The Janissary Tree
- First edition (UK)
- Author: Jason Goodwin
- Language: English
- Series: Yashim the Detective
- Genre: Historical mystery
- Publisher: Faber and Faber (UK) Farrar Straus and Giroux (US)
- Publication date: 16 May 2006
- Publication place: United Kingdom
- Media type: Print (hardback)
- Pages: 332
- ISBN: 0-571-22922-0
- OCLC: 64555080
- Followed by: The Snake Stone

= The Janissary Tree =

Historical mystery novel by Jason Goodwin

The Janissary Tree is a historical mystery novel set in Istanbul in 1836, written by Jason Goodwin. It is the first in the Yashim the Detective series, followed by The Snake Stone, The Bellini Card, An Evil Eye and The Baklava Club. The series features Yashim, an eunuch detective, who is resourceful and learned in both the Ottoman culture and that of the West, enjoys the trust of the Sultan and high officials, and prefers to live in a rather bohemian lodging outside the palace complex. The novel deals with the fictional aftermath of the Auspicious Event, the disbanding (and mass killing) of the Janissaries, once elite troops of the Ottoman Empire.

==Plot==
In June 1826, the Sultan Mahmud II violently disbands the Janissaries (an event now known as the Auspicious Incident), once elite troops of the Ottoman Empire but now an unruly military element beyond the control of the Sultan. Ten years later, the newly Westernized and modernized Ottoman Army which replaced the Janissaries are to perform a military exercise. Ten days before the event, four officers disappear; subsequently, one officer is found dead. The general entrusts Yashim the eunuch with solving the mystery. Meanwhile, the Sultan's newest concubine is murdered and the Sultan's mother's jewelry stolen. Yashim must simultaneously investigate three different cases.
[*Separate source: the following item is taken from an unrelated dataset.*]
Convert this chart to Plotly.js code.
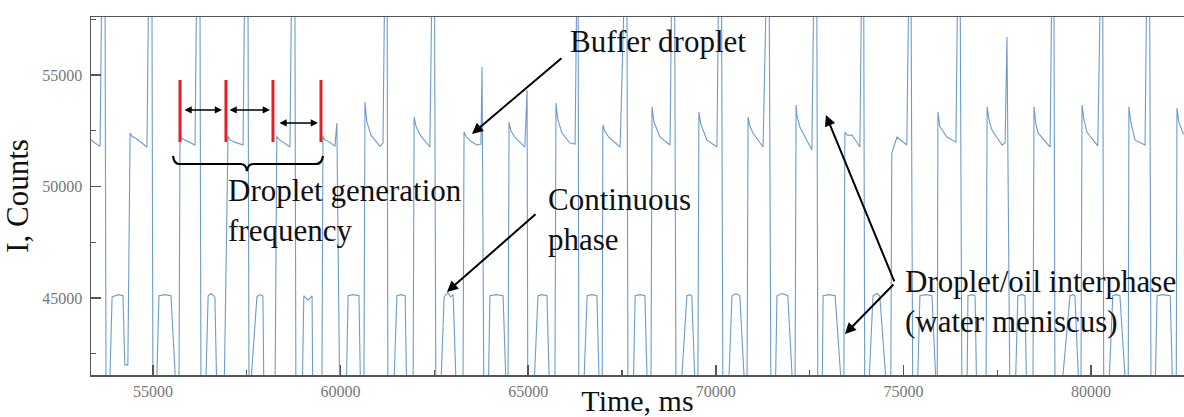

The cases bring Yashim in and out of the palace, to various embassies, a mosque, and the alleyways and streets of Istanbul. To solve the cases, Yashim employs the assistance of the Polish ambassador and the wife of the Russian ambassador. He discovers that the cases are related, and that they not only involve a plot for revenge by surviving Janissaries hidden somewhere but also the power struggle between the palace eunuchs and the military's extreme pursuit of democratization. In the end, Yashim, against all odds, succeeds in preventing several conspiracies.

== Recognition ==
The Janissary Tree won an Edgar Award for Best Novel 2007 and has been translated into over 40 languages.

== Reception ==
Publishers Weekly highly commended Goodwin for doing an incredible job of "evoking his chosen locale. While his sleuth's character may be less developed than some readers might wish, no doubt Yashim will emerge as a more rounded figure in future entries of what one hopes will be a long-running series."

On the other hand Kirkus reviewed the book as lacking of excitement due to Goodwin's lack of using the material he has such as "the secret lives of harem girls, the sorrow of eunuchs, sufic mysticism, the bustling metropolis of 19th-century Istanbul."